In the end, however, Goethe chose to join the camp of those who celebrated the unique aesthetic modes and standards of different cultures. That was a mistake. The issue need not, and in fact cannot, be decided one way or the other. If a work of art—German, Chinese, or Brazilian—is utterly alien to us, it will be impossible for us to make sense of it, much less actually appreciate it. If it’s too familiar, on the other hand, we won’t find it very interesting. The dialectic of familiar and unfamiliar, native and foreign, deepens our understanding of life and enriches our personal culture.

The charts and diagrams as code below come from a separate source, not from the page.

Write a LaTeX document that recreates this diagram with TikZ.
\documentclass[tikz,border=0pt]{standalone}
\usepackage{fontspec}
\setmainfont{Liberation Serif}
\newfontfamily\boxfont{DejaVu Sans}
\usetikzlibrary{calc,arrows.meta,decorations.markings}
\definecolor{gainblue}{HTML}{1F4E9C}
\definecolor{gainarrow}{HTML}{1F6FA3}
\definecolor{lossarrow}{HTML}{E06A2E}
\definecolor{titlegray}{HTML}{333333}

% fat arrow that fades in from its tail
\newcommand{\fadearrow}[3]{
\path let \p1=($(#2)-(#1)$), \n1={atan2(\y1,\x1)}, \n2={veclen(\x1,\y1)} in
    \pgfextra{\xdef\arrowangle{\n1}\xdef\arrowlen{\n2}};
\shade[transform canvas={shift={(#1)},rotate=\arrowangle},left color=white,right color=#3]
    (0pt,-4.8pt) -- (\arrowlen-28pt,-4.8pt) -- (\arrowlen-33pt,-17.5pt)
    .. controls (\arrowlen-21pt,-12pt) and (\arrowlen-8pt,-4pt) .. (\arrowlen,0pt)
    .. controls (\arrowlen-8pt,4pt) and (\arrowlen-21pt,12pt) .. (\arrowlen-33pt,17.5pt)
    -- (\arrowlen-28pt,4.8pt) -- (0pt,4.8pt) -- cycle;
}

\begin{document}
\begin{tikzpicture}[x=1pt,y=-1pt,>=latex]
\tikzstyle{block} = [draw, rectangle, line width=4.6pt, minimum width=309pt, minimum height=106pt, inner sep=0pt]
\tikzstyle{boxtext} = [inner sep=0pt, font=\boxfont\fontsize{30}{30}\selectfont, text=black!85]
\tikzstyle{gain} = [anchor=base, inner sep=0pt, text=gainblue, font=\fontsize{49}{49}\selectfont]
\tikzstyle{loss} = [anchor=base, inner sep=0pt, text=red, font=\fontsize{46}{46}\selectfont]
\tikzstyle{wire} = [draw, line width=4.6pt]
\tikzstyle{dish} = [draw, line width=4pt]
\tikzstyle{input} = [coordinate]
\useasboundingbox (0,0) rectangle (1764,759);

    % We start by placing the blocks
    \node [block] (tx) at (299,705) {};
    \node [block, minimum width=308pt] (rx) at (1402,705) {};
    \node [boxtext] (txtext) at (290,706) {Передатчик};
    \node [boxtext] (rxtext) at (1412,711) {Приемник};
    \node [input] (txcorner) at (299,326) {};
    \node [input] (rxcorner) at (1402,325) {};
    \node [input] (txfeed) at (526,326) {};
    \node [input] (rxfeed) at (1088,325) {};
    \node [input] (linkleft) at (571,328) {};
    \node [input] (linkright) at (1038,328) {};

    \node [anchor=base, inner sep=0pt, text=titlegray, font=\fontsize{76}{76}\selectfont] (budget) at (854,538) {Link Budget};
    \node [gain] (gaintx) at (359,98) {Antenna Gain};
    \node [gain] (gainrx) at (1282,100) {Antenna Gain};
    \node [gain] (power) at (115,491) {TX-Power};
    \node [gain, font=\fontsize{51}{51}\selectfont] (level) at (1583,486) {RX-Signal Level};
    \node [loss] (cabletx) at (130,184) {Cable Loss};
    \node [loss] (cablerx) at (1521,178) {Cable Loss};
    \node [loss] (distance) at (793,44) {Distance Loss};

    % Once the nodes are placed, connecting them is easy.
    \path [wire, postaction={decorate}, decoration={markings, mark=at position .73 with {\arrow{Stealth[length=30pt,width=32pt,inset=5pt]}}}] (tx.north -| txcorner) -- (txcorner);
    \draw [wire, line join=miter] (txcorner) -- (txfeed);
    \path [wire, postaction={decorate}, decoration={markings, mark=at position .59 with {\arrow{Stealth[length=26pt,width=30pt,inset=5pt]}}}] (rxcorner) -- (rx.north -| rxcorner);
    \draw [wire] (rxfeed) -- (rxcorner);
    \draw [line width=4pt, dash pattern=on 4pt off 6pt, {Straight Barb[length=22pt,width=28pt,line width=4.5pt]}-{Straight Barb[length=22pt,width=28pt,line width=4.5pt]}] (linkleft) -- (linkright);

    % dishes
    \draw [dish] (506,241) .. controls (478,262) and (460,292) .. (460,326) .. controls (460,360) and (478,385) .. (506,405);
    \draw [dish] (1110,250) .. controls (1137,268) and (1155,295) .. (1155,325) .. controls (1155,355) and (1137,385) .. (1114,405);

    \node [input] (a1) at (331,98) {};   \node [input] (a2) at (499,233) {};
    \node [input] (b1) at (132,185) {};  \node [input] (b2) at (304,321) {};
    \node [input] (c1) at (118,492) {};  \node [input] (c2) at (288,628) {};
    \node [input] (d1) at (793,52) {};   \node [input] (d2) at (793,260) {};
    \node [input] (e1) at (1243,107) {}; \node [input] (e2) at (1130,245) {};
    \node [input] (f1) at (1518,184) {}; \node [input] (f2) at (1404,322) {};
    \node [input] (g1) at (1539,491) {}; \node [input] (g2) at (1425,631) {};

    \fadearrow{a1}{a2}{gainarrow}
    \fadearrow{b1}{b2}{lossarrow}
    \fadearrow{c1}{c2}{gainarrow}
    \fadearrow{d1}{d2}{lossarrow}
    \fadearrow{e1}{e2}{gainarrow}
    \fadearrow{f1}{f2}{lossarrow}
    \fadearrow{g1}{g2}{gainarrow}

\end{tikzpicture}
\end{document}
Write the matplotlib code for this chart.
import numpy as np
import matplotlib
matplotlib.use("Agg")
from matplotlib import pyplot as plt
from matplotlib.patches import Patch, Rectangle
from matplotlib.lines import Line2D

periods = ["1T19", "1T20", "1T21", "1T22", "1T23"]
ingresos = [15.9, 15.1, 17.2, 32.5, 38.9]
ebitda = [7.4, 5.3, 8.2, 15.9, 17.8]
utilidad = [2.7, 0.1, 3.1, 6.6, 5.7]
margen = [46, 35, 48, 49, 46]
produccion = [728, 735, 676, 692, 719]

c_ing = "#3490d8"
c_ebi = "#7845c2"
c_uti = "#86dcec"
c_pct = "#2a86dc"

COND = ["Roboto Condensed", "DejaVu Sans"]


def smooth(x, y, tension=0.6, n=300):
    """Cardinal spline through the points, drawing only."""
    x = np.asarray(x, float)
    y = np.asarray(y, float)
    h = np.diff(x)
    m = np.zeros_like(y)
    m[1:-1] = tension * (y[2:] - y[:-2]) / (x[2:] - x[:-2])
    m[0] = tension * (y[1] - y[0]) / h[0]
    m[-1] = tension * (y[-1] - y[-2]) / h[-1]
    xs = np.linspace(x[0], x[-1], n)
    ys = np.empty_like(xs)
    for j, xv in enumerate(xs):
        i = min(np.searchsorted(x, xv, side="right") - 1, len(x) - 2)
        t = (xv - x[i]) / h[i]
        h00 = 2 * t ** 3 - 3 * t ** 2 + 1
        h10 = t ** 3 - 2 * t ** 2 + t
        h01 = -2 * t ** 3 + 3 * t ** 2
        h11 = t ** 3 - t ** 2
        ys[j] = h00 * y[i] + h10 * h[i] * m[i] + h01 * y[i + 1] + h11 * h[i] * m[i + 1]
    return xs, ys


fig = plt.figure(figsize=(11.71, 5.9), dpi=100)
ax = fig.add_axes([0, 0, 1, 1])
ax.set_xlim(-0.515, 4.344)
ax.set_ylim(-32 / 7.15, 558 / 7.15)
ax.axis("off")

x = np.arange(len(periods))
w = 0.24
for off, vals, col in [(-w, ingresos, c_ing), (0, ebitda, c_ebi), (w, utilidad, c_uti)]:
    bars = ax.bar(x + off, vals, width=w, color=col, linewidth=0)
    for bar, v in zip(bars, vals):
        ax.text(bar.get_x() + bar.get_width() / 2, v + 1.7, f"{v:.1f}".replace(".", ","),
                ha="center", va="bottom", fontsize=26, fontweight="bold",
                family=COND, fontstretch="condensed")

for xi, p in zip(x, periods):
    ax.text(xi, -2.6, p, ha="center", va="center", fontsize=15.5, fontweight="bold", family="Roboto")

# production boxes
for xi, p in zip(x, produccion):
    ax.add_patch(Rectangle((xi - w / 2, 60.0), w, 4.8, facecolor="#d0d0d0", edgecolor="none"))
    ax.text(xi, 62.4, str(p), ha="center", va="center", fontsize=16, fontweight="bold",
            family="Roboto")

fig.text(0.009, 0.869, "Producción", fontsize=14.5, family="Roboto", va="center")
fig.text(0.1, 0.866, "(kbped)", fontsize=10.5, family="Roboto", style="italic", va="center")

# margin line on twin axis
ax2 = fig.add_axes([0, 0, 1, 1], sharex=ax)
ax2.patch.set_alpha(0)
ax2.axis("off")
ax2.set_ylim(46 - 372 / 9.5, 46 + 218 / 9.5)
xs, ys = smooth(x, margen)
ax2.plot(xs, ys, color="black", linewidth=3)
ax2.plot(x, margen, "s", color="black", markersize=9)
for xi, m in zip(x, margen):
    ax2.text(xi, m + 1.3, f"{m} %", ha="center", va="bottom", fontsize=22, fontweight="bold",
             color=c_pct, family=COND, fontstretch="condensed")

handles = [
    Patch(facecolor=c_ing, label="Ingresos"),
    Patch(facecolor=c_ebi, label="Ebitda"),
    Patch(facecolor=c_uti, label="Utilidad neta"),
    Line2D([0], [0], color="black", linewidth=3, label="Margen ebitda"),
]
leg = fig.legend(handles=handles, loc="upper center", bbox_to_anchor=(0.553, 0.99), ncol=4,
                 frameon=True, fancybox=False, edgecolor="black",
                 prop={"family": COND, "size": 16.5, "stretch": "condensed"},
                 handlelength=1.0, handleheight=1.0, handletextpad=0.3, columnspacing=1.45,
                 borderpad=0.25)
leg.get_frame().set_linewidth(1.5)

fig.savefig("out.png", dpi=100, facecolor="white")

This cross-fertilization of cultures (and generations) underlies much that’s interesting in modern life. Among those who have examined the process analytically examples that immediately come to mind include the Scot Alastair Reid’s recount of his discovery of Spain (Whereabouts: Notes on Being a Foreigner, 1987), V. S. Naipaul’s fascinating journey through the cultures of England, India, Africa, and his native Trinidad (The Enigma of Arrival may be taken as representative), and Pankaj Mishra’s youthful exploration of Western literature (see, for example, the early story "Edmund Wilson in Benares," 1998). It was a foreigner, D. H. Lawrence, who was the first to draw the world’s attention to the deeper significance and relevance of nineteenth century American Literature.
Yet Finkielkraut himself is less interested in underscoring the importance of personal judgment with regard to literature and other manifestations of culture than in addressing the unfortunate demise of its influence under the onslaught of what we in the United States call special-interest groups and political correctness.

"It was at the expense of their culture that European individuals gained, one by one, all their rights. In the end it is the critique of tradition that constitutes the spiritual foundation of Europe, a fact the philosophy of decolonization has let us forget by persuading us that the individual is nothing more than a cultural phenomenon."

By the end of the book, I regret to report, Finkielkraut is spouting eloquent laments that rock-and-roll, advertisements, and popular entertainment are obliterating all notions of what was once called "high culture." This may well be true but it’s certainly nothing new. A scholar of his level of erudition ought to be well aware that the conflict between mandarin and popular elements of culture is as old as culture itself. It’s like a deep-ocean current that continually stirs up the nutrients required by the life of thought.

Finkielkraut predicts the arrival of a world largely inhabited by zombies and fanatics. (Maybe during his research he watched Shaun of the Dead once too often?) Clearly I’m not in tune with the times, but I find myself surrounded on all sides by articles, essays, magazines, books, musical recordings, films, and other sundry artifacts of culture that make me giddy with excitement and sorely troubled by the very small amount of time I have to absorb it all. Finkielkraut is distressed that the youth of today find it difficult to make distinctions between Beethoven and Bob Marley, and speak of Montaigne and the latest talk-show host with equal enthusiasm. Yet it seems to me that more than a few people of all ages continue to read and explore.I consider myself an Everyman in that respect. I get my books from the public library de-acquisition shops. I read at random. I’ve long since given up any pretense of "covering the field" or of "keeping up."
*

The New Year is here. An ore boat bedecked with a long string of yellow lights moves slowly east through the darkness a few miles out on the lake. A bright star hangs above it. In fact, the stars are out in full force tonight. I stepped out on the frozen porch in my bare feet a few minutes ago to ogle them.

To stand on a frozen deck in bare feet in the winter night—is that part of out native culture? Is that what people in Minnesota do?